Steve Johnson

Founder and Dictator-In-Chief of TFB. A passionate gun owner, a shooting enthusiast and totally tacti-uncool. Favorite first date location: any gun range. Steve can be contacted here.


  • Topslop1

    What’s the msrp on this ? Is it known anywhere?

  • I would love to try this out

  • m4shooter

    Looks cool, but… I prefer my more versatile setup with a tac solutions threaded 10/22 barrel + AAC thread-on suppressor. One $200 tax stamp lets me purchase a single 22 suppressor that I can use on multiple weapons (10/22, P22 handgun, etc.).

    So if you’ve got plenty of money to spend on tax stamps, this is a cool setup. But there are much more versatile options out there.

  • brian

    any idea what the twist rate is? i always wanted a suppressed 22 that could shoot some of the heavyweight bullets out there

  • Matt

    I like it. I wonder if they are paying Silencerco royalties with such a similar baffle design to the 22Sparrow?

  • Matt G

    Can anyone explain this integrally suppressed thing to me? What’s the point? Do you still have to pay a tax stamp?

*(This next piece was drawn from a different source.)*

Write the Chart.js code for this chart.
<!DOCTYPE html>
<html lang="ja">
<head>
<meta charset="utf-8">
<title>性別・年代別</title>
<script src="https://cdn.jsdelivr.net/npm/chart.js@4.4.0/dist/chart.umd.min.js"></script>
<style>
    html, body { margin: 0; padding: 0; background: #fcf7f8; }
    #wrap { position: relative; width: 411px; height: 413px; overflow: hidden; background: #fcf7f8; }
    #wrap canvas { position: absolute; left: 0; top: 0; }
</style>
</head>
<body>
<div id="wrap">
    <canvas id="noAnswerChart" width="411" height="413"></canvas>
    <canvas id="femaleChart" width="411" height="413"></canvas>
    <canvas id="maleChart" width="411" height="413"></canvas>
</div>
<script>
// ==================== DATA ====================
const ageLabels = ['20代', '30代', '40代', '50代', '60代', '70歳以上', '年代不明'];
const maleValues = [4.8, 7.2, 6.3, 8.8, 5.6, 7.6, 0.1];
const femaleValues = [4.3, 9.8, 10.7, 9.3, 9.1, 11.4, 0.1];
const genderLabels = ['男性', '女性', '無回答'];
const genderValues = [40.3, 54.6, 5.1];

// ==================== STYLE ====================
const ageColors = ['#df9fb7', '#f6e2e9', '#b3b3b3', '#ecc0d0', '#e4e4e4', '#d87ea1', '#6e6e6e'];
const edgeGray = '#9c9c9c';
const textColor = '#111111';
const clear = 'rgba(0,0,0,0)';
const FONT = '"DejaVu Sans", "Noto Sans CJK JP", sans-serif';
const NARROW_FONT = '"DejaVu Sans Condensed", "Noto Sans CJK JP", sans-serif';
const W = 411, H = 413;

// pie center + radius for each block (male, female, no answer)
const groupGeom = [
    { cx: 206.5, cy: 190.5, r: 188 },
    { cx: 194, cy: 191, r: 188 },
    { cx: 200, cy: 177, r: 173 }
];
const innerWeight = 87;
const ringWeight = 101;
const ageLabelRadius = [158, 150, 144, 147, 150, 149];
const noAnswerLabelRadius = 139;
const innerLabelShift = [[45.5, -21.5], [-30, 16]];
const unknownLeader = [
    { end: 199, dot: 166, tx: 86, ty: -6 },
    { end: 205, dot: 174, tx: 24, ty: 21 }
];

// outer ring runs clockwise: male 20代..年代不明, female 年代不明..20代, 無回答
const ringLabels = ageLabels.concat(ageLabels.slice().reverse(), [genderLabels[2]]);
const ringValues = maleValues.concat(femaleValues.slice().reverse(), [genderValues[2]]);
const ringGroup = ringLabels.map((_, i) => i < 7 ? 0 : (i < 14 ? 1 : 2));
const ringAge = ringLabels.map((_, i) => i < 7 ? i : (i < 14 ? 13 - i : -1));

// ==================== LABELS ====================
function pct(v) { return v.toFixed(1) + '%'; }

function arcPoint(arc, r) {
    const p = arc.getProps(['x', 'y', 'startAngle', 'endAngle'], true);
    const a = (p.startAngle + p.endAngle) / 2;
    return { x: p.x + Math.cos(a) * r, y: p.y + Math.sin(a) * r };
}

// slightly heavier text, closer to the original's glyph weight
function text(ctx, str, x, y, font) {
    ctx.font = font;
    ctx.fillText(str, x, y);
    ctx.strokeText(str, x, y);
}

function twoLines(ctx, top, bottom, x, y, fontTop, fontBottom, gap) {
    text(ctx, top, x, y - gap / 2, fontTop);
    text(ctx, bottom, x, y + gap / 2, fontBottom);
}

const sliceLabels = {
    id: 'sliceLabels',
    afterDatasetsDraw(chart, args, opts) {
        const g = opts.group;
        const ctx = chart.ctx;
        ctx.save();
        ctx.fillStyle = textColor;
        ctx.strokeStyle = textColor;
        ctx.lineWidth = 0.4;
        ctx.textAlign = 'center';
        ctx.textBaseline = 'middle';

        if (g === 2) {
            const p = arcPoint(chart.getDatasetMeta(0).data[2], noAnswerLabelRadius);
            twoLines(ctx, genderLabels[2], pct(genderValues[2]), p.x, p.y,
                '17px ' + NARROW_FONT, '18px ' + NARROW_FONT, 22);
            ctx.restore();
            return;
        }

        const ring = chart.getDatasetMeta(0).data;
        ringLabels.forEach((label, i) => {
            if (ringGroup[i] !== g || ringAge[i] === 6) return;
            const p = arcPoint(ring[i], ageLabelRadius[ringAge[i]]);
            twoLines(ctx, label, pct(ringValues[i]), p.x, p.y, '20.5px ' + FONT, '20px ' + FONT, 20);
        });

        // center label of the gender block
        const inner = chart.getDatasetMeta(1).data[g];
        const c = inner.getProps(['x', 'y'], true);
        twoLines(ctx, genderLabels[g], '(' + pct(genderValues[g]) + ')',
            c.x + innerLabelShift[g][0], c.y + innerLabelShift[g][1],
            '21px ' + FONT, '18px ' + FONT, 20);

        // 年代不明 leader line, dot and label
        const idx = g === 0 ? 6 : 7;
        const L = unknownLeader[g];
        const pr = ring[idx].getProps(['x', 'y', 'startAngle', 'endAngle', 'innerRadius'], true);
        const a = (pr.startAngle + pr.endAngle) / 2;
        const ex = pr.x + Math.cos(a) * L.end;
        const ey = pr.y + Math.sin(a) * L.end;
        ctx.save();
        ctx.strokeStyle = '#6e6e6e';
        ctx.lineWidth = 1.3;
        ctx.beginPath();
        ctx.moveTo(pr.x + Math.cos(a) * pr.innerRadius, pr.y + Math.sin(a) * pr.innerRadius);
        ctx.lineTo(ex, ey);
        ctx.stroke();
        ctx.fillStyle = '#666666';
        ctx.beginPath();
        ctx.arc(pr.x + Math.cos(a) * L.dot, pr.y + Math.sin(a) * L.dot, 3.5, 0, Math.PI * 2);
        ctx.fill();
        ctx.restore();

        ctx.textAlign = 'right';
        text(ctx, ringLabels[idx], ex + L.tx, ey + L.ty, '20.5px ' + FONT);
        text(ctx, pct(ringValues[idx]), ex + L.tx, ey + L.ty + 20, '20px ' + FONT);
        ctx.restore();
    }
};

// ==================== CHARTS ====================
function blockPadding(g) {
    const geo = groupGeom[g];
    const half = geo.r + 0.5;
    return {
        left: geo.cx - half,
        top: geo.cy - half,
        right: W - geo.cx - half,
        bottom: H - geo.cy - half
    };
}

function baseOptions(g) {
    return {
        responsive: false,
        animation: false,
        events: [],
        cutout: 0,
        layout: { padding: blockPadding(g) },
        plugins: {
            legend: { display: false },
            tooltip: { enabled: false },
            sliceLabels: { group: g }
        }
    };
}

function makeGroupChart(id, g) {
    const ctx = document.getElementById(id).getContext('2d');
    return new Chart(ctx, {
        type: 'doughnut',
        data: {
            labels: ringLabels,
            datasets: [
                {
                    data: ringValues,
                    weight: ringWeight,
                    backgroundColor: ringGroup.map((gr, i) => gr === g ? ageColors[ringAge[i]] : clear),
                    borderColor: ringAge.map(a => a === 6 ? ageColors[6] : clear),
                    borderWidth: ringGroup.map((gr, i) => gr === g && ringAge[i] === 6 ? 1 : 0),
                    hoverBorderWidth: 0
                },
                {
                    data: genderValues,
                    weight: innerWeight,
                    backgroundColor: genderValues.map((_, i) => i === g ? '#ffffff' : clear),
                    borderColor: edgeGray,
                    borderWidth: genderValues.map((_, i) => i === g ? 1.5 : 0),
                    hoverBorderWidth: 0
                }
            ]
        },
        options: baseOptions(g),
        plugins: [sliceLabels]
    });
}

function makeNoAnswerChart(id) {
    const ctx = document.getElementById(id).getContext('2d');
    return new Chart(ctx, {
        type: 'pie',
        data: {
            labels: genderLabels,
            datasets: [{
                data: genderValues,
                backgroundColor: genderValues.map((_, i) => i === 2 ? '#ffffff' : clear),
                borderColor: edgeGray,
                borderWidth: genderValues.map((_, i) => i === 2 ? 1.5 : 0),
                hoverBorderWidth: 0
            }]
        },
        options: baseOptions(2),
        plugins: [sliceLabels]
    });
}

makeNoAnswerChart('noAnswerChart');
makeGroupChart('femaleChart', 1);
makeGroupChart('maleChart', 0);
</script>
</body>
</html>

    Why go with this instead of a removable suppressor that can be used on multiple weapons and is easier to clean. And with this Boone can tell it’s suppressed until you shoot it. So you can’t show it off as easily.

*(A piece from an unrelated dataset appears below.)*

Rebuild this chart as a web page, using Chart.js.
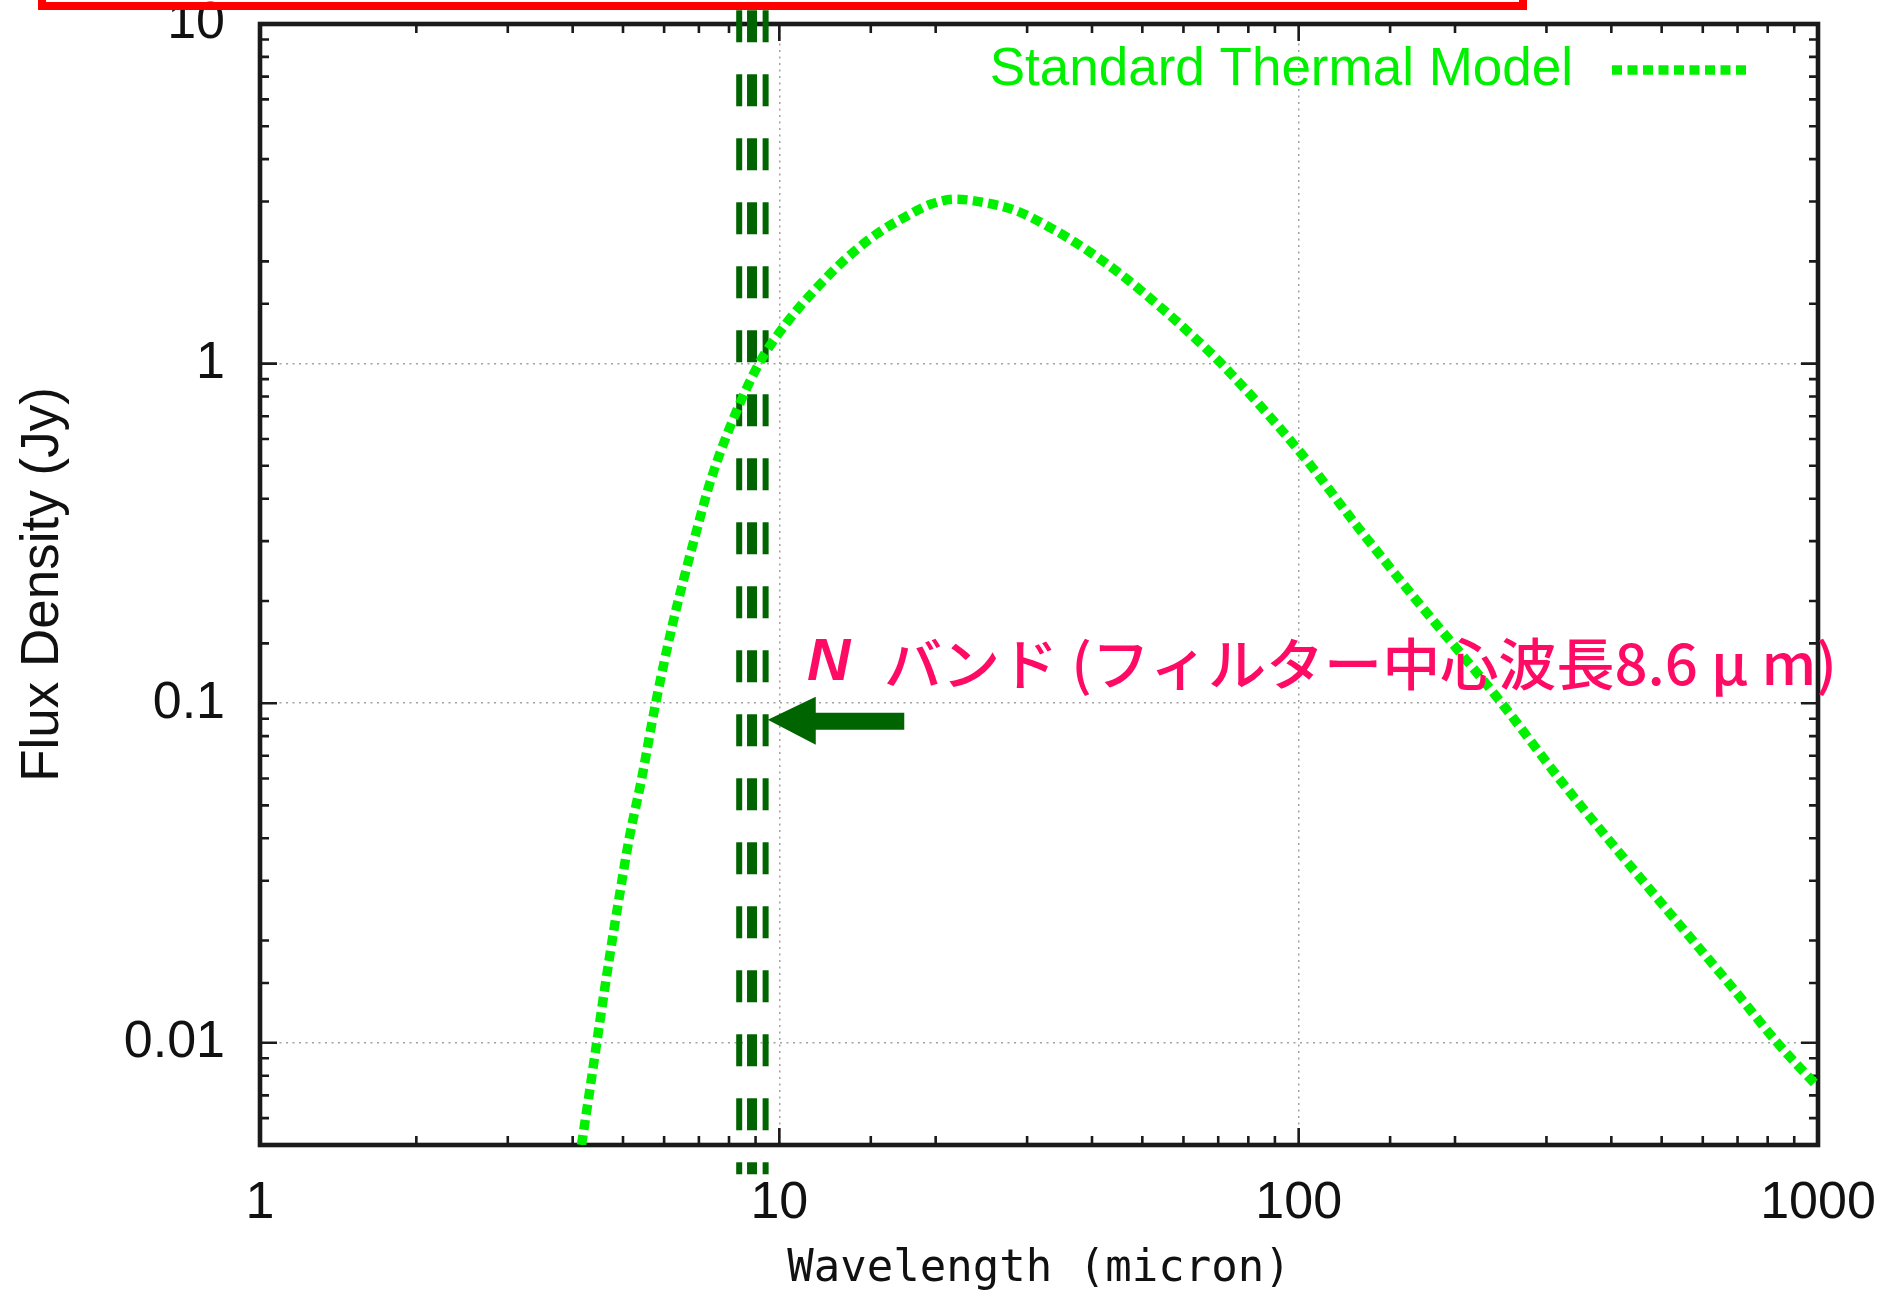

    • Matt, the advantage is that it is more compact and better balanced. These integral suppressed rifles are popular overseas where suppressors are fully legal.

  • Matt G

    That makes sense I guess. And they doo look pretty slick!

  • Scott

    Matt – you still have to pay a tax stamp, and you lose some flexibility in that you can’t really move the suppressor to another firearm.

    The upside, besides the compactness and balance – — the integral cans seem a bit quieter. I have both AAC external units as well as an integrated Ruger MkIII – and the Ruger is really really quiet.

    Hope that helps.

  • Ted N(not the Nuge)

    Awesome, but what’re the prices?!

  • loki

    integral suppressors are also easier to clean, at least, there’s less screw threads and parts involved, just the inner barrel and the outer shroud/suppressor cover. something i’m curious about, since these things are much like engine mufflers, how much quieter the report can be made by lengthening/thickening the suppressor unit, before you start to get a marked of muzzle velocity. it would be interesting to see someone think about how to silence the sound of the action cycling also.

  • Mark C

    Personally I think that the 10/22 is ok integrally suppressed. I would rather have a Integrally suppressed M&P 15-22. I really like the tactical look and there are a lot more options available.

  • Gambolputty

    Integrals are quieter, and, more importantly, to an observer, the fact you are shooting a silenced gun is harder to tell.

  • Leeland

    “more importantly, to an observer, the fact you are shooting a silenced gun is harder to tell.”

    I’ve heard this type of argument several times but can think of absolutely no good reason to disguise the fact that you are using a suppressor. Why exactly do you consider this ‘more important’?!?

    The real reason to go with an integral design on a rifle is so that you can shoot normal rounds (as opposed to subsonic–which are slightly more expensive and harder to find). Almost all integral suppressed designs have ports early in the barrel that bleed off gas preventing the bullet from reaching supersonic speed (with the resulting “crack”). At my altitude, anything more than a 5″ barrel and I risk supersonic crack with normal rounds (even with one of my screw on suppressors attached).

  • Has anyone seen these for sale? What are they going for?

    • Dustin

      I saw one that sold one gun broker for $950.00

  • Mitch

    I am wondering about accuracy, I assume as these rifles sell more info will be available but does anyone have any amplifying data? Range test?